Using influencer marketing strategically can benefit any retailer. Home-grown influencers have an authenticity that can resonate well with consumers. Having an integrated strategy that combines different forms of advertising – including influencers – just makes sense. And 7-Eleven’s approach of staging contests and building engagement is a smart way to do so.

Doug Garnett

7-Eleven is stretching credibility here. This just seems like too much of a gimmick PR ploy to achieve anything important.

David Spear

7-Eleven’s entry into influencer marketing has been executed extremely well. This is a brilliant campaign, and I really like the combination of veterans + average consumers + sports celebrities. There are so many angles to this and if played correctly, I could see it successfully run for many years.
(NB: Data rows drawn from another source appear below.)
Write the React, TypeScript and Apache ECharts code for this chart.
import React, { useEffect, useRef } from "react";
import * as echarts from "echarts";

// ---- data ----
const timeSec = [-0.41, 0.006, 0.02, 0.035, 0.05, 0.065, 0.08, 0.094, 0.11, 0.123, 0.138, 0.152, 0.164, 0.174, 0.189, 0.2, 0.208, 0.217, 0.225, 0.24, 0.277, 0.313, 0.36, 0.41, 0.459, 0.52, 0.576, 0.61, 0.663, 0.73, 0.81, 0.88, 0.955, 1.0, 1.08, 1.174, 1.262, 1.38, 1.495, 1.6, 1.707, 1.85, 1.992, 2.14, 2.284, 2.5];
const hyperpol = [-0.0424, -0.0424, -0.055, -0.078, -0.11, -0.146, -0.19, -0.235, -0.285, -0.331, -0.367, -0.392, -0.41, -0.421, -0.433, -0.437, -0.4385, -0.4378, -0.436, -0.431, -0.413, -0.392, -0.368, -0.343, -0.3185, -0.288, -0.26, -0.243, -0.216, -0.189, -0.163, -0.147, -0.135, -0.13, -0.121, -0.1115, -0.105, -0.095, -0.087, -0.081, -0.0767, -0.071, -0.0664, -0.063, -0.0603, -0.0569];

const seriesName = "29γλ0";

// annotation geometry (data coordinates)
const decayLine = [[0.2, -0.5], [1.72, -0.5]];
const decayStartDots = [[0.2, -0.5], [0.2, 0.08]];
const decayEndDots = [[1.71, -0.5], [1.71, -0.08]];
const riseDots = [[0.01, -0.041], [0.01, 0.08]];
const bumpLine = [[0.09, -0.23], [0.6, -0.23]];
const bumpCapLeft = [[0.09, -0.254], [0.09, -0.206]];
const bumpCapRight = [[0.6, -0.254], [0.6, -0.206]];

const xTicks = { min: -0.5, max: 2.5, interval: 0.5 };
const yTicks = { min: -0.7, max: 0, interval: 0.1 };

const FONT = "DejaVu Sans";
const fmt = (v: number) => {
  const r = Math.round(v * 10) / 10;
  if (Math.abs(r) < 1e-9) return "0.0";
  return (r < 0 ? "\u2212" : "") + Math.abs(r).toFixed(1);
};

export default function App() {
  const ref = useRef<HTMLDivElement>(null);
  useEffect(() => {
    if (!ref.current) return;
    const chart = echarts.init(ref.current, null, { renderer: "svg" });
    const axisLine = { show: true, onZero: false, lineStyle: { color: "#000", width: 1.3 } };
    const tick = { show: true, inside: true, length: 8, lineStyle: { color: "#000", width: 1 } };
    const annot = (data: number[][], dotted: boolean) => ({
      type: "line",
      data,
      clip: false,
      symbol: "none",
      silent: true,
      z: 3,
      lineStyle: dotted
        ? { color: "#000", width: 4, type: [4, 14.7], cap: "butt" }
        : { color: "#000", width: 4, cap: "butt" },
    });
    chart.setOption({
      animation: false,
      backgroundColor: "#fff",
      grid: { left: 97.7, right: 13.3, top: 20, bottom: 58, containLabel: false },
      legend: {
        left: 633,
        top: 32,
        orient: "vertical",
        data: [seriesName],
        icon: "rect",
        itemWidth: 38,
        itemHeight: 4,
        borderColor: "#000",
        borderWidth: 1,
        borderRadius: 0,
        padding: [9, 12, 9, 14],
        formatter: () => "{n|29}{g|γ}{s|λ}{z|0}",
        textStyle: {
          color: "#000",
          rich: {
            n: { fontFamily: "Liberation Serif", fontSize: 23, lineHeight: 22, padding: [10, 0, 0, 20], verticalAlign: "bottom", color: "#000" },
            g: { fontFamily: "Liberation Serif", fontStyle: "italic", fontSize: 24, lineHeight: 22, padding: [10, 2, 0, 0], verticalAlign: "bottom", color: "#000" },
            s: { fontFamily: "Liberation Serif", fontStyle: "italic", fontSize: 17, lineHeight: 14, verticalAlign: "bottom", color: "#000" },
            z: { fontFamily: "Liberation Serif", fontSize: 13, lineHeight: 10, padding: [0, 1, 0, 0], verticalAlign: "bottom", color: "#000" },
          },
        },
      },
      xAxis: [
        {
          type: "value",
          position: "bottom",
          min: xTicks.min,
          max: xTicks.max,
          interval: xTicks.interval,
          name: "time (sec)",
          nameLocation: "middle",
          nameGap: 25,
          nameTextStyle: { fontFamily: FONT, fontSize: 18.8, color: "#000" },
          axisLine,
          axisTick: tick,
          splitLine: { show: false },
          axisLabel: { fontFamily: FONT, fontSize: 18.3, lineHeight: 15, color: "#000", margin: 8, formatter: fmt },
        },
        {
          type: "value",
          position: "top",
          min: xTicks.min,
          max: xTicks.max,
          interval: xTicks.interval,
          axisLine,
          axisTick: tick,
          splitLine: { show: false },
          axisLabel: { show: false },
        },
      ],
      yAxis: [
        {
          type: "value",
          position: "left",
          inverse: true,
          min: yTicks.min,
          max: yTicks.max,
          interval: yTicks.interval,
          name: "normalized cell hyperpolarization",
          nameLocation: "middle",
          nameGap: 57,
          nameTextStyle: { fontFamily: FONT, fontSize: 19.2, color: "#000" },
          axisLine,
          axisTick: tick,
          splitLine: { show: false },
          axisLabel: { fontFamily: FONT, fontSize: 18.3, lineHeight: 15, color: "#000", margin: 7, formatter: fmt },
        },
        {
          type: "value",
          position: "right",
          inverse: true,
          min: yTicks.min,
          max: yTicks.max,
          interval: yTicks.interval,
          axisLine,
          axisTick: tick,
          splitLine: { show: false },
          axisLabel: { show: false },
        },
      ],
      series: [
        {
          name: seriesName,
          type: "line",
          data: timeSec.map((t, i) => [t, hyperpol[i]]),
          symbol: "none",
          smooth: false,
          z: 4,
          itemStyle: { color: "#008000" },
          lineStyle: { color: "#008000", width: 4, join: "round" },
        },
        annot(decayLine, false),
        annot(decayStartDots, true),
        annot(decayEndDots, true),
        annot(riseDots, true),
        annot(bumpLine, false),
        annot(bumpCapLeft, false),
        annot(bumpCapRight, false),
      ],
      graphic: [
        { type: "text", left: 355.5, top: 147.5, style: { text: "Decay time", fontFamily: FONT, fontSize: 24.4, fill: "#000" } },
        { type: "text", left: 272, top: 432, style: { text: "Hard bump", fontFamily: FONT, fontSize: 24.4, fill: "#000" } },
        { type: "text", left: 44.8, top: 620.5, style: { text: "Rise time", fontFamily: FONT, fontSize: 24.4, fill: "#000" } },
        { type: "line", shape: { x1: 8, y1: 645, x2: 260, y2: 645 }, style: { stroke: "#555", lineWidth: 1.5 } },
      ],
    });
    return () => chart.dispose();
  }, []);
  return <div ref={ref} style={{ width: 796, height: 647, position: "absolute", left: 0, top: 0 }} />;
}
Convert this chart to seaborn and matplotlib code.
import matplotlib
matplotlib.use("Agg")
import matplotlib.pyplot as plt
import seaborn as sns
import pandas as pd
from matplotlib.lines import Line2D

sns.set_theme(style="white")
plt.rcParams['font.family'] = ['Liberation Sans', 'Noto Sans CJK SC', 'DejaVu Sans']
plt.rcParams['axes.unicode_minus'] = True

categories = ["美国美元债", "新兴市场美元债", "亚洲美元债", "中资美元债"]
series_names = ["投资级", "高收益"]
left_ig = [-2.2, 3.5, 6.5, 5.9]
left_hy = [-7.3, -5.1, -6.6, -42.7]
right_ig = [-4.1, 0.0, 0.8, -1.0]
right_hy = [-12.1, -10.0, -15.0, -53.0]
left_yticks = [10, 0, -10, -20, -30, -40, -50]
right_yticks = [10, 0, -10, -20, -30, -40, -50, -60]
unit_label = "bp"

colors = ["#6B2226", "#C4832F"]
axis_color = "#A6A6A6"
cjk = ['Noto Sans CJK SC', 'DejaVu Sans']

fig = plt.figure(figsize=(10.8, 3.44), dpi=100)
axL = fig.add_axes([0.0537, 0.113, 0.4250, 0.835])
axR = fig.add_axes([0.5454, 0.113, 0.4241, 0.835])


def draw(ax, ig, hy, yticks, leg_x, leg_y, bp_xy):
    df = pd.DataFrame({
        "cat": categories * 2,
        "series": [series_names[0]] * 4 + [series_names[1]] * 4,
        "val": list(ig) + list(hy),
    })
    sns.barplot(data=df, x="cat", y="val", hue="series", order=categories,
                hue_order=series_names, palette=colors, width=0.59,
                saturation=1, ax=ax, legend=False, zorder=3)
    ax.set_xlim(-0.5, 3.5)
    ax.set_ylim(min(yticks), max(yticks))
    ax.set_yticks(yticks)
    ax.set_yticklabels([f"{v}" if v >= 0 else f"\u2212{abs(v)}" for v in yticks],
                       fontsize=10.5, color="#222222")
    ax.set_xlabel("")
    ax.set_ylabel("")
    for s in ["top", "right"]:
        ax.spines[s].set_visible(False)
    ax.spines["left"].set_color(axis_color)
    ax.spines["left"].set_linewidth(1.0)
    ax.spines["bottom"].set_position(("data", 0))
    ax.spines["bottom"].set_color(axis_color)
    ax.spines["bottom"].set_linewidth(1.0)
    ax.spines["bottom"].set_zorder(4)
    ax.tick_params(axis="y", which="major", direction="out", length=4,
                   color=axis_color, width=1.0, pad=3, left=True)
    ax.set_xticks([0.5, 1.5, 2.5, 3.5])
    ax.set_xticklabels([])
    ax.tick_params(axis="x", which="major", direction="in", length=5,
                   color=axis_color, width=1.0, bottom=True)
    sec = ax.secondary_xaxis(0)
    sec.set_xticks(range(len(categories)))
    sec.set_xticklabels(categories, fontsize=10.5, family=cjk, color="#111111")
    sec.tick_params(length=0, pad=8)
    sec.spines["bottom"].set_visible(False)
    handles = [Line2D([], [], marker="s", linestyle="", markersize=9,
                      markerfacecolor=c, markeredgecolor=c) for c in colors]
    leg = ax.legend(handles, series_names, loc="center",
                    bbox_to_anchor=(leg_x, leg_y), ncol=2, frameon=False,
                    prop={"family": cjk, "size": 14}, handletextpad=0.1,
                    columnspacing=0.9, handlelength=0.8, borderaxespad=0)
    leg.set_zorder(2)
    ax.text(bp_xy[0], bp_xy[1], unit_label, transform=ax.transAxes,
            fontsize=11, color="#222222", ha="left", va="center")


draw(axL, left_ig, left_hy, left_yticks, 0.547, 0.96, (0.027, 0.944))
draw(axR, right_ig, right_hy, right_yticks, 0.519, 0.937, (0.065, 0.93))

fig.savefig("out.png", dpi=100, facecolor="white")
Love the creativity here and kudos to 7-Eleven!

Ryan Mathews

Influencer marketing is effective, but the real question is exactly how effective. The guy on roller-skates caught my eye the first time I saw him but I didn’t run out and get a Slurpee at 4:00 a.m. because of him. In fact, I haven’t thought about going into a 7-Eleven in years. So, is the best use of influencers to reinforce existing loyalty, or do companies expect that non-celebrity influencers will create new fans? I’m on board with the former use of influencers, but skeptical about the latter.

John Karolefski

This gimmick is a bridge too far. Who exactly would be influenced? I don’t expect to see copycat campaigns.

"Having an integrated strategy that combines different forms of advertising – including influencers – just makes sense."